At any rate, after all of this testing, I was ready to shoot. I'd go out and shoot, but when I came back and processed, my images appeared flat, and tones may not have been as I expected. In the strictest sense, my impression was that if you do Zone system correctly, you can just put your negative in the enlarger at your calibrated height , aperture and time, and it will just print.( Is this starting to sound like the whole color management argument?) In reality, yes, my images printed, and if they were properly exposed and processed, they gave a good mid-range print. But they didn't do it for me. they weren't expressive.
So after seemingly months of frustration, I decided to consult the Oracle. Richard Zakia, (a co-author with Minor White on "The New Zone System Manual", still, I think was one of the best manuals written on the subject) was The Director of our Photo Program. I resolved to go get the answers from him. So I went.
"Knock, knock, knock", Door opens. "Doctor Zakia, I wondered if I could ask you a question". "Is it about the Zone System? Because if it is, I don't want to answer it, because if I do, somebody else will ask, and then I'll end up teaching a class, and I don't want to do that!" "Oh, ok... " I walked down the hall mortified. "All Right, Come in".. so with my heart in my throat, I went into his office, and told him my tale of woe. He paused, and his reply was simple: "Look, even Ansel is happy if he gets within a stop!" "Oh, Ok..." I walked away feeling as if I'd talked to Buddha, with as many questions as I had answers.
The moral to this story is that no matter how great your data or calibration is, you still have to learn how to use it. I had to learn that my shadows looked better If I exposed them for Zone IV instead of Zone III as the Sensitometrists dictated, and that even though Caucasian skin is conventionally thought of as Zone VI, my wife's skin was very light and transparent, closer to Zone VII.
We all know what it takes to achieve a good exposure, and we can make a good image on a monitor, especially with mid-range images. But many people have the idea that digital printing is a cookie cutter activity. To be expressive, sometimes we need to push the envelope. To do this, we have to consider the whole process. This is no less important than it was with film.

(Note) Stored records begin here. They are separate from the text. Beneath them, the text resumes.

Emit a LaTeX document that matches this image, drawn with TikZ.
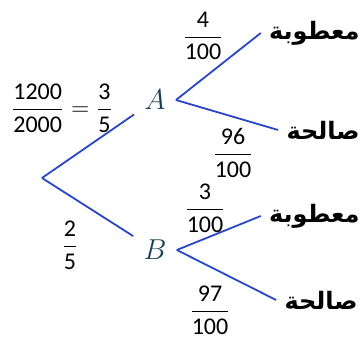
\documentclass[tikz,border=0pt]{standalone}
\usepackage{amsmath}
\usepackage{fontspec}
\setmainfont{Carlito}
\newfontfamily\arabicfont[Script=Arabic]{DejaVu Sans}
\TeXXeTstate=1
\definecolor{branchblue}{RGB}{40,70,200}
\definecolor{evtcol}{RGB}{25,65,90}
\newcommand{\fr}[2]{\(\dfrac{\text{#1}}{\text{#2}}\)}
\tikzset{
  branch/.style={branchblue,line width=0.9pt},
  evt/.style={text=evtcol,font=\Large,inner sep=5pt},
  leaf/.style={anchor=east,inner sep=4pt,font=\large\arabicfont\bfseries},
  prob/.style={font=\large,inner sep=1pt}
}
\begin{document}
\begin{tikzpicture}[x=0.5pt,y=-0.5pt]
\useasboundingbox (0,0) rectangle (361,341);
\coordinate (root) at (42,178);
\node[evt] (A) at (155,100) {\(A\)};
\node[evt] (B) at (155,250) {\(B\)};
\node[leaf] (Ad) at (368,33) {\beginR معطوبة\endR};
\node[leaf] (Ag) at (368,130) {\beginR صالحة\endR};
\node[leaf] (Bd) at (368,216) {\beginR معطوبة\endR};
\node[leaf] (Bg) at (366,300) {\beginR صالحة\endR};
\draw[branch] (root) -- (A);
\draw[branch] (root) -- (B);
\draw[branch] (A.east) -- (Ad.west);
\draw[branch] (A.east) -- (Ag.west);
\draw[branch] (B.east) -- (Bd.west);
\draw[branch] (B.east) -- (Bg.west);
% probabilities
\node[prob] (pA) at (62,108) {\(\dfrac{\text{1200}}{\text{2000}}=\dfrac{\text{3}}{\text{5}}\)};
\node[prob] (pB) at (70,245) {\fr{2}{5}};
\node[prob] (pAd) at (203,36) {\fr{4}{100}};
\node[prob] (pAg) at (233,153) {\fr{96}{100}};
\node[prob] (pBd) at (205,208) {\fr{3}{100}};
\node[prob] (pBg) at (210,310) {\fr{97}{100}};
\end{tikzpicture}
\end{document}
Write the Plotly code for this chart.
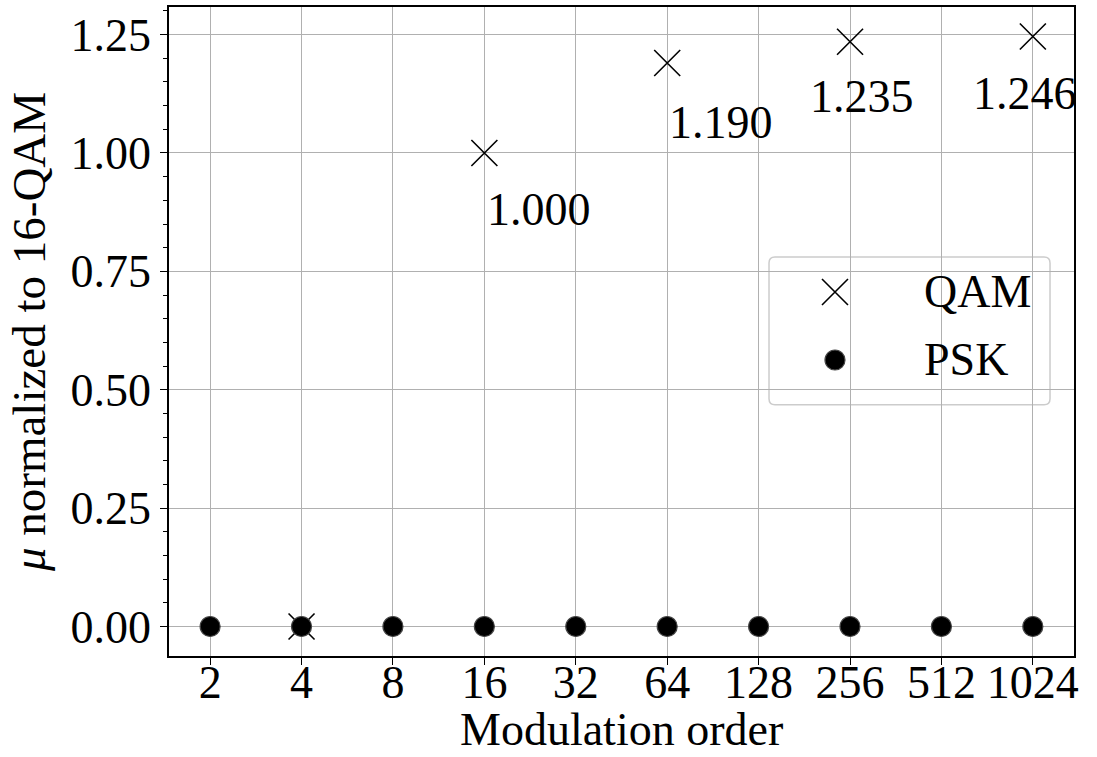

INPUT AND OUTPUT, NOT THE SAME THING
As I said above, Color Management is the newest buzz phrase and almost a religion. Doctrine says "Thou shalt not deviate from your profile"! This is fine in theory, but is kind of wrong (I can hear the villagers with pitchforks and torches outside my door!) . Your Monitor and your print output are two very different things. To me, the object of calibration is to bring you to a mean.. a common look so that you can compare your Monitor to your output source. If you are working for the web, usually monitor calibration is about all you have to do. Now that most people calibrate, chances are someone in China is seeing the same densities as you are. But with a print as output, it becomes much more complex. For me, I try to view my calibration as giving me the "Character" of what I see on my monitor on my print. I don't believe that it's possible to have an absolute match (Oh! I smell the smoke from the torches!).
I calibrate regularly. Really. And I've found that newer output canned profiles are really pretty good. I used to be obsessed with custom profiles. I thought they gave me more shadow separation (might be good for many of my low key images), but in general, for mid range images, many looked too soft, and I ended up adding contrast anyway. After I calibrate, I usually "tweak" the brightness of my monitor to more closely "match" my print output. I know this is a hangable offense, but when you think about it, judging the brightness of your monitor by looking for a pattern to just start emerging is subjective at best, and doesn't allow for viewing brightness, monitor instability or how much sleep I got last night. Letting your colorimeter do it is just as imprecise, because it doesn't take into account variability in your printer or your image. Custom printer profiles help, but they don't take your monitor into account. They assume perfection and controlled conditions, which we know is not always realistic. Your monitor works in RGB. Just 3 colors, Red, Green and Blue. It's rear illuminated, and white is the absence of density, and black is the absence of light. Prints are created in CMYK. 4 colors. Cyan, Magenta Yellow and Black. White comes from the substrate, and black is added, because CM&Y make an ugly brown. On top of that, even with very accurate profiles, the nature of your paper will effect how it looks and how the tonal range records.
You can see that the two outputs are very different, so I don't think it's realistic to assume that they will match. Look for the "feeling" of the image. Density should match, but there will be variables.
AS ALWAYS, HAVE FUN!
At least for me, printing and color management are fun. Calibration quantifies and controls your output, whether that be for monitor viewing or print output. The concepts have continued and are basically the same as those that we observed in the past. Just be aware that output is not just a matter of pushing buttons, but must be understood to be controlled.
Ansel Adams used to make correlations between photography and music. One well known quote is "The Negative is the score. The Print is the performance of that score". Even though Photographic imaging has become seemingly and perhaps deceptively simple, to make a truly fine, expressive print, you must take a total view of the whole process, from capture, all the way through editing, and finally to the print. The final print still has to be a performance.